Being a second shooter does not mean showing up second. “Probably the worst thing is being late,” says Yoshi Morimoto, who has been showing up early to second shoot for L.A. photographer Dina Douglass since 2004. Second shooters are generally expected to bring their own gear to weddings, although some leads will lend them lenses, memory cards or lighting equipment. One thing they should leave at home is their own business card. “You should never work at cross purposes to the photographer or self-promote,” says New York City lead photographer Ryan Brenizer.

The wedding day is usually the first time second shooters meet the clients, but lead photographers should brief them in advance with a schedule, details about the couple and their guests, appropriate attire (it’s not always basic black) and a rundown of any specific types of shots the lead wants them to cover. When meeting the clients, second shooters should project warmth and confidence. “You’re making sure the client has that same amount of trust in you,” says L.A.-based Callaway Gable lead associate Lauren Belknap, “so they don’t feel like if you’re doing a shot it won’t be as good.”
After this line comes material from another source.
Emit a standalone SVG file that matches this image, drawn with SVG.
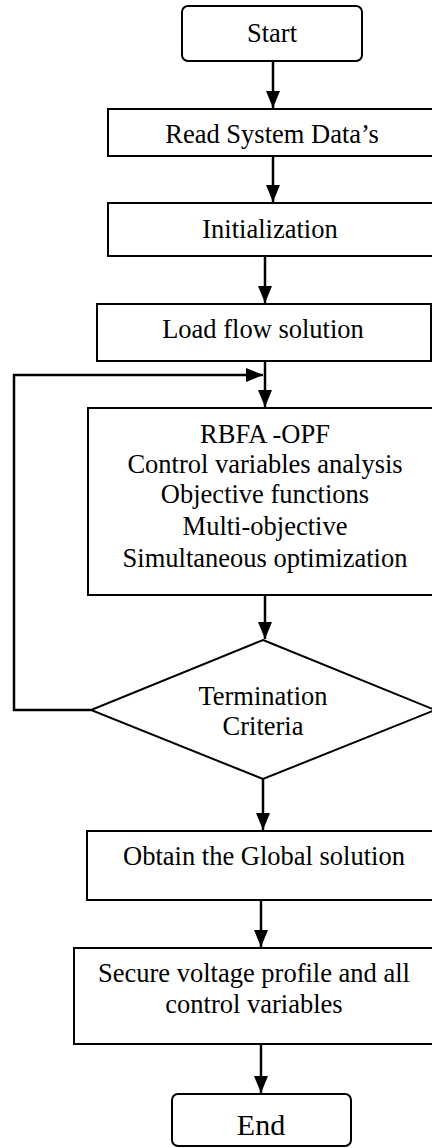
<svg xmlns="http://www.w3.org/2000/svg" width="432" height="1148" viewBox="0 0 432 1148">
  <style>
    .box { fill: #ffffff; stroke: #000000; stroke-width: 2; }
    .lbl { font-family: "Liberation Serif", "Times New Roman", serif; font-size: 26.5px; fill: #000000; text-anchor: middle; }
    .big { font-size: 30px; }
    .edge { fill: none; stroke: #000000; stroke-width: 2.5; marker-end: url(#arrow); }
  </style>
  <defs>
    <marker id="arrow" markerUnits="userSpaceOnUse" markerWidth="17" markerHeight="14" refX="17" refY="7" orient="auto">
      <path d="M0,0 L17,7 L0,14 Z" fill="#000000"/>
    </marker>
  </defs>
  <rect width="432" height="1148" fill="#ffffff"/>

  <g id="connectors">
    <line class="edge" x1="273" y1="61" x2="273" y2="108"/>
    <line class="edge" x1="273" y1="156" x2="273" y2="202"/>
    <line class="edge" x1="265" y1="256" x2="265" y2="303"/>
    <line class="edge" x1="265" y1="361" x2="265" y2="407"/>
    <polyline class="edge" points="91,710 14,710 14,375 263,375"/>
    <line class="edge" x1="265" y1="595" x2="265" y2="639"/>
    <line class="edge" x1="263" y1="779" x2="263" y2="830"/>
    <line class="edge" x1="261" y1="900" x2="261" y2="947"/>
    <line class="edge" x1="261" y1="1044" x2="261" y2="1093"/>
  </g>

  <g id="start">
    <rect class="box" x="182" y="6" width="180" height="55" rx="6"/>
    <text class="lbl" x="272" y="42">Start</text>
  </g>

  <g id="read-data">
    <rect class="box" x="108" y="109" width="340" height="47"/>
    <text class="lbl" x="272" y="143">Read System Data’s</text>
  </g>

  <g id="initialization">
    <rect class="box" x="108" y="203" width="340" height="53"/>
    <text class="lbl" x="270" y="238">Initialization</text>
  </g>

  <g id="load-flow">
    <rect class="box" x="97" y="304" width="334" height="57"/>
    <text class="lbl" x="263" y="338">Load flow solution</text>
  </g>

  <g id="rbfa-opf">
    <rect class="box" x="88" y="408" width="360" height="187"/>
    <text class="lbl" x="265" y="443">RBFA -OPF</text>
    <text class="lbl" x="265" y="473">Control variables analysis</text>
    <text class="lbl" x="265" y="503">Objective functions</text>
    <text class="lbl" x="265" y="535">Multi-objective</text>
    <text class="lbl" x="265" y="567">Simultaneous optimization</text>
  </g>

  <g id="termination">
    <polygon class="box" points="263,640 435,710 263,779 91,710"/>
    <text class="lbl" x="263" y="705">Termination</text>
    <text class="lbl" x="263" y="735">Criteria</text>
  </g>

  <g id="global-solution">
    <rect class="box" x="87" y="831" width="360" height="69"/>
    <text class="lbl" x="264" y="865">Obtain the Global solution</text>
  </g>

  <g id="secure-profile">
    <rect class="box" x="74" y="948" width="374" height="96"/>
    <text class="lbl" x="254" y="982">Secure voltage profile and all</text>
    <text class="lbl" x="254" y="1013">control variables</text>
  </g>

  <g id="end">
    <rect class="box" x="172" y="1094" width="179" height="52" rx="6"/>
    <text class="lbl big" x="261" y="1135">End</text>
  </g>
</svg>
Photographers and their seconds usually split up to cover the bride and groom getting ready separately. For the ceremony, reception and other main events that seconds shoot in the same space as the lead, some photographers will touch base briefly about shooting positions. But seconds should be prepared to scope out the room and pick a spot that gives them a different perspective without getting in the lead’s shots. Since the lead is covering key moments, second shooters are often able to take more creative risks. “At a hotel with a wide balcony, I have the freedom to go up to the balcony, which Dina may not always have the time to do,” says Morimoto.
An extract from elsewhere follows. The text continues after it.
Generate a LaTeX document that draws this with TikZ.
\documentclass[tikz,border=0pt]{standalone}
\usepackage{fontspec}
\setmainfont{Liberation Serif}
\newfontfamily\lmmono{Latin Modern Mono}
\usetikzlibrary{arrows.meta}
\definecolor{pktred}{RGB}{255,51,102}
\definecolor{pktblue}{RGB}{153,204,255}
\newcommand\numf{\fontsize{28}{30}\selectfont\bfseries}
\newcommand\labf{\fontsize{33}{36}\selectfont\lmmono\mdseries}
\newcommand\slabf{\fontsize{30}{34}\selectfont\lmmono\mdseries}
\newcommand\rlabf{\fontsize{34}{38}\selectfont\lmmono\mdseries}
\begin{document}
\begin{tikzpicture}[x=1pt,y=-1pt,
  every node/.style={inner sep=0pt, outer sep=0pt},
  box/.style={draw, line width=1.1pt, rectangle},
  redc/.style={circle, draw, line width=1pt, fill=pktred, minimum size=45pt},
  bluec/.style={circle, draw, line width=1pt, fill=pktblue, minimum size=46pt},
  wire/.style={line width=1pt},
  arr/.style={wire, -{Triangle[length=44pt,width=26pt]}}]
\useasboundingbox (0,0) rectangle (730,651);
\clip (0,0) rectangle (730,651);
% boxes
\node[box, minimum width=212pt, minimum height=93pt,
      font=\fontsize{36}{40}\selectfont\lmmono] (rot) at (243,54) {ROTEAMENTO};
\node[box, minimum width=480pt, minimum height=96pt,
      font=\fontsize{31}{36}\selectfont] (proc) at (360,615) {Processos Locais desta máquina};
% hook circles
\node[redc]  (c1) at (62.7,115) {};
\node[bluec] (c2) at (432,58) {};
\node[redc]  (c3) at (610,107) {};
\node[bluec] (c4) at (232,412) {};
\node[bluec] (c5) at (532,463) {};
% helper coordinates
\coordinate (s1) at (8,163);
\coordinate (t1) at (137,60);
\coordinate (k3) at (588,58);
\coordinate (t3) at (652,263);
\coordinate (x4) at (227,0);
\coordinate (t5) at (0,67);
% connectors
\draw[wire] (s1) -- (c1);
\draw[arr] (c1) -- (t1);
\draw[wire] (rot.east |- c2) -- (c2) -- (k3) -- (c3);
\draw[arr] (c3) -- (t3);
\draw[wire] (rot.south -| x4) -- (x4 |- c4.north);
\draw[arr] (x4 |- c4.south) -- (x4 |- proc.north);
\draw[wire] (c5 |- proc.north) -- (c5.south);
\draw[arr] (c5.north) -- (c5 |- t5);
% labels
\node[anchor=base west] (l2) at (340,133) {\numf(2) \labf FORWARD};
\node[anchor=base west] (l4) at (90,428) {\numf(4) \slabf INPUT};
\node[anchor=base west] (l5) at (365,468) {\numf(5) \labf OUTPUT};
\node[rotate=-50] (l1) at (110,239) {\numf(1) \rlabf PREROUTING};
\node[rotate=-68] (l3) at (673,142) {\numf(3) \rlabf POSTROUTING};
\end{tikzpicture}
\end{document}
But second shooters should never follow their creative druthers at the expense of backing up the lead. “You need to have an eye out for what shot may be coming next—what is the lead shooter not seeing right now?” says Belknap. It’s also important for seconds to keep an eye on the lead and be ready to respond quickly to gestured instructions. “Sometimes you’ll have to shoot things that you don’t want to or think you don’t need to,” says Morimoto. “If she asks for it, just do it. Go shoot it. Because in any lead’s head, they’ll have an album in mind.”

Ira Lippke took this image while second shooting for another lead photographer in his studio, Nathan Smith. Even top-tier photographers enjoy second shooting for each other because it allows them to experiment and take creative risks while the lead is focusing on the key moments.
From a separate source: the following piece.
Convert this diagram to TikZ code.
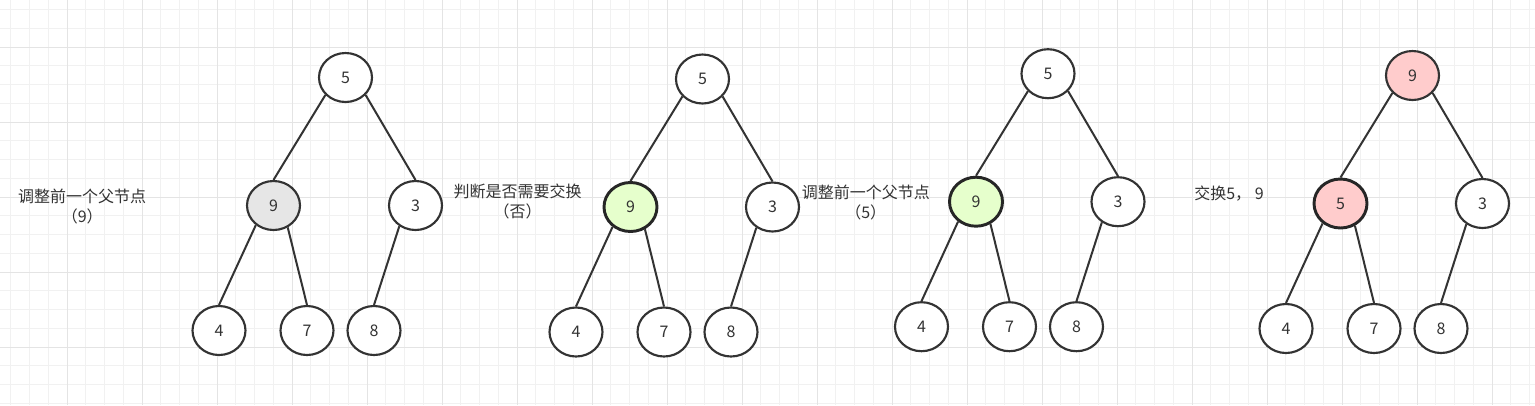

Since most photographers hire seconds who shoot in a similar style, micromanaging their camera settings isn’t common. And leads process the second’s RAW images along with their own to ensure a cohesive look. The exception is when flashes come out. “If I’m lighting a reception one way and they’re lighting the reception in a totally different way, then you’re going to have radically different styles of photos that don’t fit together at all,” explains Brenizer. Second shooters should match their flash settings to the lead’s before firing away. Otherwise, they should be careful not to pester the lead for guidance or fiddle with settings. “It just looks bad and doesn’t instill confidence in the bride and groom,” says Indianapolis lead photographer Violet Short. “Don’t let them see you frazzled or upset about something.”

When the big day is done, second shooters should turn image files over quickly and ask before posting shots online. And they should look over the collection of photos released to the client. “Sometimes people go to the wedding and don’t see what the finished product is like,” says New York lead photographer Charlotte Jenks Lewis, who copies her second shooter when she sends images to her clients via email. “You want to be learning how to make everything look great.”